Which lines fall between the line holding "Recreate this image" and the line holding "ax.set_axisbelow(True)", inclusive? Retype them exactly, without the pictures, and add nothing else.

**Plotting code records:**
▶

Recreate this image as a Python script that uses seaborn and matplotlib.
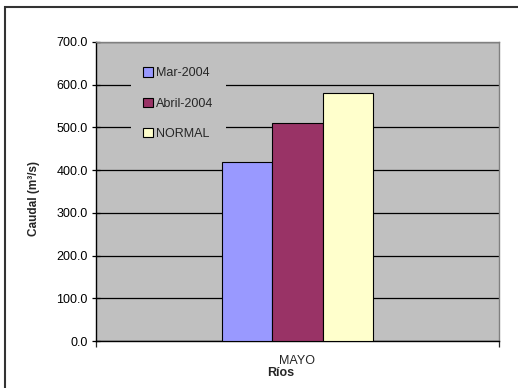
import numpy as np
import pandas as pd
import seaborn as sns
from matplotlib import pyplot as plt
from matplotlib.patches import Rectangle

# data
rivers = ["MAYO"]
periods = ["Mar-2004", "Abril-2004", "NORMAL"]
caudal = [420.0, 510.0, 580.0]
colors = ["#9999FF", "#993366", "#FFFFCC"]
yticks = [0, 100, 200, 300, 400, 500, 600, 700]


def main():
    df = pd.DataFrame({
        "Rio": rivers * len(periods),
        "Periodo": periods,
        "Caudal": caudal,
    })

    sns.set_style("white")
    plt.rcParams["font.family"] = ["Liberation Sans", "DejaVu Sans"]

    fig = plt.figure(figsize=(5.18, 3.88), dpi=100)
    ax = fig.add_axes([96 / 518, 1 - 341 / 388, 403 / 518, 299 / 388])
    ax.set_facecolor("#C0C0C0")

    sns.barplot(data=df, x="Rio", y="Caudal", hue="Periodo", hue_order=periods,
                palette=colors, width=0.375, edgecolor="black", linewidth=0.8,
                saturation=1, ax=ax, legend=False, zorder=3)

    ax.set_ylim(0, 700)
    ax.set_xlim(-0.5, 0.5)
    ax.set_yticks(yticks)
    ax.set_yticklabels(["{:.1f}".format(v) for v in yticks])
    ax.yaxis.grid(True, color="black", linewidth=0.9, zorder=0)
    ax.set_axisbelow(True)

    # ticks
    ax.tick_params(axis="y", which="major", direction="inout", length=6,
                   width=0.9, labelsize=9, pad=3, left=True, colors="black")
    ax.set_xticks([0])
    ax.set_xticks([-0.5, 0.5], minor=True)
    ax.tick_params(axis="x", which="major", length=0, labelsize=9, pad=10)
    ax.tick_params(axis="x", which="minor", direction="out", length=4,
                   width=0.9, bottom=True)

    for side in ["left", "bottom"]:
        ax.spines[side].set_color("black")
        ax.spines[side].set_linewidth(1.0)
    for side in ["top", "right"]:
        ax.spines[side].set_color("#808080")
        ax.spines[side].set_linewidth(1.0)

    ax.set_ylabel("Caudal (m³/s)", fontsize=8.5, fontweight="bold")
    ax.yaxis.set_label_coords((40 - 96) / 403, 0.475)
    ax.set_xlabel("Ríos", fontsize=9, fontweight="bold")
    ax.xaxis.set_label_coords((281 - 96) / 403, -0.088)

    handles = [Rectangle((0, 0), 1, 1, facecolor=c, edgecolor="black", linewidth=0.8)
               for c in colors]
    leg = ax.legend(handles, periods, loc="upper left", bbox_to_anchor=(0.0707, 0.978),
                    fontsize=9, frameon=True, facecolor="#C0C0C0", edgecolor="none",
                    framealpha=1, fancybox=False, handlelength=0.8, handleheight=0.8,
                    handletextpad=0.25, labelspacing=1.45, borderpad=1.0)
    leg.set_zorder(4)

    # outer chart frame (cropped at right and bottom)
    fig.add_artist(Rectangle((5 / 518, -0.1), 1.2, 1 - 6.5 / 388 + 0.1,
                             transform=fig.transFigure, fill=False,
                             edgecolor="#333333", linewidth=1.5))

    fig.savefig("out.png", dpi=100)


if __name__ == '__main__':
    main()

◀
▶

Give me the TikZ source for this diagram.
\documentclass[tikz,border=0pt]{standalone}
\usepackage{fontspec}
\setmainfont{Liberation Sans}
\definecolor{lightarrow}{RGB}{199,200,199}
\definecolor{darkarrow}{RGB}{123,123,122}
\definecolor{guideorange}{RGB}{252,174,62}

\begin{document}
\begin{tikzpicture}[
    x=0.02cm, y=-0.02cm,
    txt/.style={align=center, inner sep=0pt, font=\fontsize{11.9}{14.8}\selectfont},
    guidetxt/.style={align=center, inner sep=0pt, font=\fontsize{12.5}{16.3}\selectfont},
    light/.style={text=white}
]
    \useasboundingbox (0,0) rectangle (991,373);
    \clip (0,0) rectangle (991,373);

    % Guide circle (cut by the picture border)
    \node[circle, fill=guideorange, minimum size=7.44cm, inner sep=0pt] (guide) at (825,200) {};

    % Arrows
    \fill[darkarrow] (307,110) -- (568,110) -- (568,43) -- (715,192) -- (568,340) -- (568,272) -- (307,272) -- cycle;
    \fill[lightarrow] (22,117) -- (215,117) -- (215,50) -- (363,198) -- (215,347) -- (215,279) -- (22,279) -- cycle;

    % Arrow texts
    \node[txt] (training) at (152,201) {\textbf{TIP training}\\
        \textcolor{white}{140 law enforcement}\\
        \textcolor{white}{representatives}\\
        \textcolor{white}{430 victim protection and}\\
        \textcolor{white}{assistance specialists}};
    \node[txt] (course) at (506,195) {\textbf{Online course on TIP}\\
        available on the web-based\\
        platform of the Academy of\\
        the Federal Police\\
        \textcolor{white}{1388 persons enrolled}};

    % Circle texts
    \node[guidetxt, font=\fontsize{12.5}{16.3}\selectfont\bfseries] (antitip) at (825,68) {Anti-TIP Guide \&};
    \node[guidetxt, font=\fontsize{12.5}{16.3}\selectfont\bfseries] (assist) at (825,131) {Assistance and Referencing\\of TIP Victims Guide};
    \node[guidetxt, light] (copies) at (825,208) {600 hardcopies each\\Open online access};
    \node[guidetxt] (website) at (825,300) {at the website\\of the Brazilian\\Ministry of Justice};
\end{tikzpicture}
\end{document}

◀
▶

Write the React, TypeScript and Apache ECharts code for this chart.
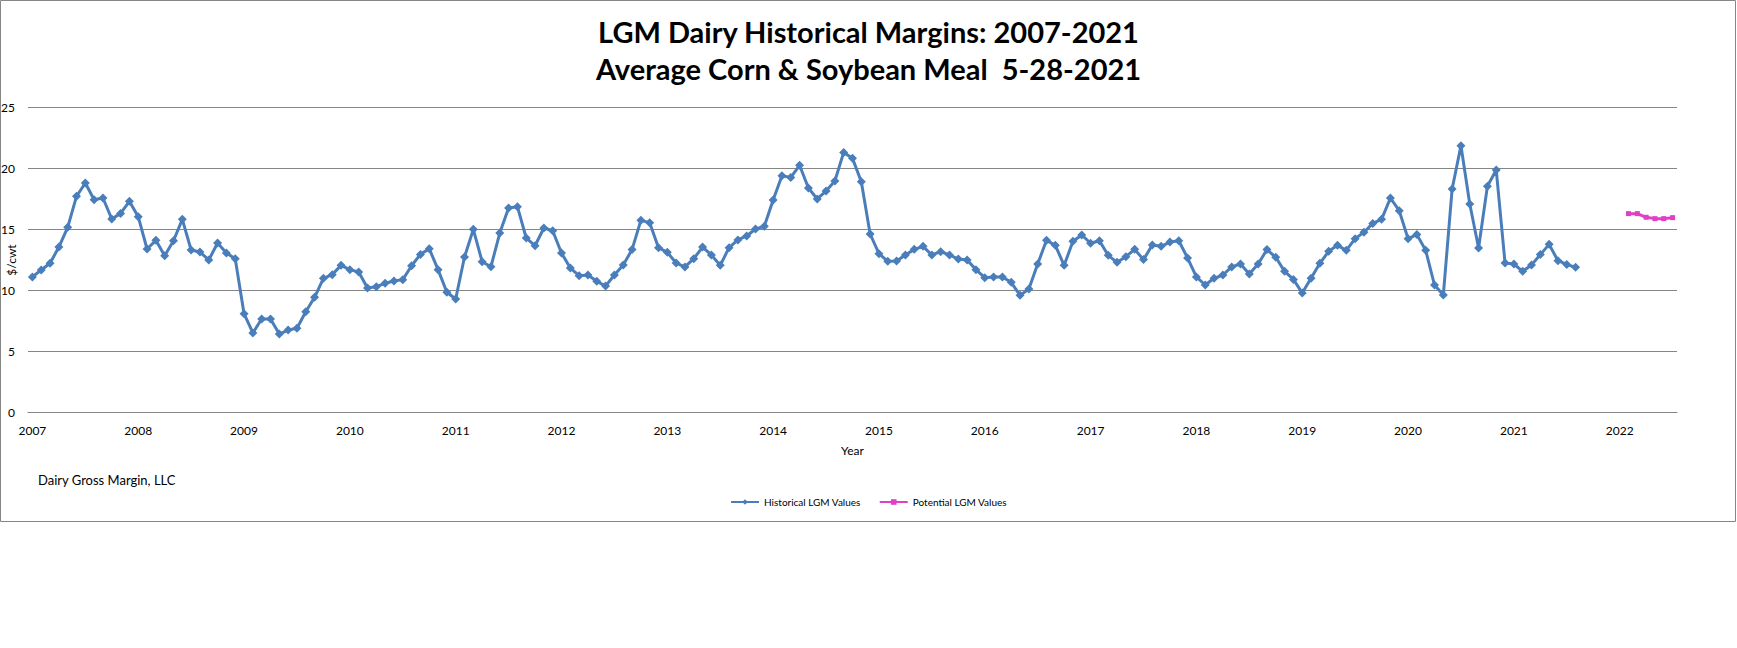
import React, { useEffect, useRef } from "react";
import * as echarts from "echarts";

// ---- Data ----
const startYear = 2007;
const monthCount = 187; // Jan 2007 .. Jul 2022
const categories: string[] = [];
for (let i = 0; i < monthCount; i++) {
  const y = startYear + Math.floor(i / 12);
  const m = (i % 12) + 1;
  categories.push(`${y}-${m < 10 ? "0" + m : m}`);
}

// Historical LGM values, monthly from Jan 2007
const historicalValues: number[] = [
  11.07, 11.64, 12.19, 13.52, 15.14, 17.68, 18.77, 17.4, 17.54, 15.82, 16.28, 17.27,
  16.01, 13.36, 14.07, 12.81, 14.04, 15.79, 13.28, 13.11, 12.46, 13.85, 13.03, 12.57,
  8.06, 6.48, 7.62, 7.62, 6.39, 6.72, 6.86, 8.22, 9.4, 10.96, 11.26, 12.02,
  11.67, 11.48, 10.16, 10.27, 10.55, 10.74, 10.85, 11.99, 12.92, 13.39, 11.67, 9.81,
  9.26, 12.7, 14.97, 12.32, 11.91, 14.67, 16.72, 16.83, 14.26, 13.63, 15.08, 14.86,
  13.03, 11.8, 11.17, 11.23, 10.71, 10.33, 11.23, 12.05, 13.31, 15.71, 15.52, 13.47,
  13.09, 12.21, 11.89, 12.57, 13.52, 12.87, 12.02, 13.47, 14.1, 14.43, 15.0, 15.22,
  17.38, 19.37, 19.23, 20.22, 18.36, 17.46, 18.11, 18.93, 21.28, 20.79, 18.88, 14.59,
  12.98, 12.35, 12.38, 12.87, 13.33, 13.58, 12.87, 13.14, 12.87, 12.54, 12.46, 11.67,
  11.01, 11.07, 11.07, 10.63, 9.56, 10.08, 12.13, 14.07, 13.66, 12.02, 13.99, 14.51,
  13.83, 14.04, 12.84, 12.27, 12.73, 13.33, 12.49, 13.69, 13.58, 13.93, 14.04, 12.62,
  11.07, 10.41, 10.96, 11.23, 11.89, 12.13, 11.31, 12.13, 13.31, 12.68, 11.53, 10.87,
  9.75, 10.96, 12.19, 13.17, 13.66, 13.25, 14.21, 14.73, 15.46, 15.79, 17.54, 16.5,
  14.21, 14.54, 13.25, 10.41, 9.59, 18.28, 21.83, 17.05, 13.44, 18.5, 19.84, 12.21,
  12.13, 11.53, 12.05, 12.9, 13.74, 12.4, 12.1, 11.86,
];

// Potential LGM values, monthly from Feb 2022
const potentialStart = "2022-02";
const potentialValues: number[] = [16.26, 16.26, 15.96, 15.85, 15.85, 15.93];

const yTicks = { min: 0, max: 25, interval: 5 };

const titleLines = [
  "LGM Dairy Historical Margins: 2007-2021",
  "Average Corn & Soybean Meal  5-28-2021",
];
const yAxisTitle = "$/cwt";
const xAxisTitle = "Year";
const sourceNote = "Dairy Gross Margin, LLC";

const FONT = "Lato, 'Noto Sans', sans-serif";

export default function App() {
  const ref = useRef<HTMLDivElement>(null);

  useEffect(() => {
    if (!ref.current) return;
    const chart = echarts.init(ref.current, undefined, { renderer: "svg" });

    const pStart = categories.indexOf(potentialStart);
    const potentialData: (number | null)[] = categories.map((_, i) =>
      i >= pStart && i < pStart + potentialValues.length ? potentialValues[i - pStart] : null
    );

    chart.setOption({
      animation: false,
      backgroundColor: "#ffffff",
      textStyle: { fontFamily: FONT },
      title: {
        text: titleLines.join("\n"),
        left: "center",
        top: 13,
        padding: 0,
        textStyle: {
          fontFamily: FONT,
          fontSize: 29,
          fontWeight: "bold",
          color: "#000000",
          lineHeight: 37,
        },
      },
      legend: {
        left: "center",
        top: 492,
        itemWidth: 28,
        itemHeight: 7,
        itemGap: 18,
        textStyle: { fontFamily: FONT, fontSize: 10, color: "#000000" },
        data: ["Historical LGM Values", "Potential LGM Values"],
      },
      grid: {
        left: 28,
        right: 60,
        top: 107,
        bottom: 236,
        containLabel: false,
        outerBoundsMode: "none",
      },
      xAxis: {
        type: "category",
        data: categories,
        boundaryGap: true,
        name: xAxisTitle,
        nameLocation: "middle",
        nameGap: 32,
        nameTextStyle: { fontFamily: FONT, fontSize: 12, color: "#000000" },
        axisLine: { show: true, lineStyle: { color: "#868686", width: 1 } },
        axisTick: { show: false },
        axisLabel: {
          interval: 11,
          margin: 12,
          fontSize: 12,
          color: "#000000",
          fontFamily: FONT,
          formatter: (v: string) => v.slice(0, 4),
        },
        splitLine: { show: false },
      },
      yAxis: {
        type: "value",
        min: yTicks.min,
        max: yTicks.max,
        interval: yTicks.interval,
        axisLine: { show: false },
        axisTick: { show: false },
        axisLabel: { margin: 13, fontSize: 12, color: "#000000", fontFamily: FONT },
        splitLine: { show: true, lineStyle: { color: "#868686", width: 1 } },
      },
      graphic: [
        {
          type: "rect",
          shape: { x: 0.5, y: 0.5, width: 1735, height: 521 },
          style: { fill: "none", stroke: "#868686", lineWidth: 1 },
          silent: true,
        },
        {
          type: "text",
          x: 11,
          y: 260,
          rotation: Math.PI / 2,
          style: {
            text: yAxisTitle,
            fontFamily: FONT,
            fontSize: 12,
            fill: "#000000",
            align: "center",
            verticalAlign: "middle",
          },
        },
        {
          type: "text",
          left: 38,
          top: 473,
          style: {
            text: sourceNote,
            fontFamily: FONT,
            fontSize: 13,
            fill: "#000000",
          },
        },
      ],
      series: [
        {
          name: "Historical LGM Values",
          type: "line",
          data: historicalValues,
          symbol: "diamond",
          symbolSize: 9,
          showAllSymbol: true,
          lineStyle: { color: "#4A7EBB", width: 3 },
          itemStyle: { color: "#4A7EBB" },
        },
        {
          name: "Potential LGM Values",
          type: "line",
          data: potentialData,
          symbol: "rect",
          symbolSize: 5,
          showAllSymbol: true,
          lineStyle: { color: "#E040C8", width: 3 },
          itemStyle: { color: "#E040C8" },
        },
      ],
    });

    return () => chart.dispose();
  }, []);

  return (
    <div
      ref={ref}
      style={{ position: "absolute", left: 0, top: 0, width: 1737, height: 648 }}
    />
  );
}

◀

**SOLUTION FOR THIS EXERCISE:**
Recreate this image as a Python script that uses seaborn and matplotlib.
import numpy as np
import pandas as pd
import seaborn as sns
from matplotlib import pyplot as plt
from matplotlib.patches import Rectangle

# data
rivers = ["MAYO"]
periods = ["Mar-2004", "Abril-2004", "NORMAL"]
caudal = [420.0, 510.0, 580.0]
colors = ["#9999FF", "#993366", "#FFFFCC"]
yticks = [0, 100, 200, 300, 400, 500, 600, 700]


def main():
    df = pd.DataFrame({
        "Rio": rivers * len(periods),
        "Periodo": periods,
        "Caudal": caudal,
    })

    sns.set_style("white")
    plt.rcParams["font.family"] = ["Liberation Sans", "DejaVu Sans"]

    fig = plt.figure(figsize=(5.18, 3.88), dpi=100)
    ax = fig.add_axes([96 / 518, 1 - 341 / 388, 403 / 518, 299 / 388])
    ax.set_facecolor("#C0C0C0")

    sns.barplot(data=df, x="Rio", y="Caudal", hue="Periodo", hue_order=periods,
                palette=colors, width=0.375, edgecolor="black", linewidth=0.8,
                saturation=1, ax=ax, legend=False, zorder=3)

    ax.set_ylim(0, 700)
    ax.set_xlim(-0.5, 0.5)
    ax.set_yticks(yticks)
    ax.set_yticklabels(["{:.1f}".format(v) for v in yticks])
    ax.yaxis.grid(True, color="black", linewidth=0.9, zorder=0)
    ax.set_axisbelow(True)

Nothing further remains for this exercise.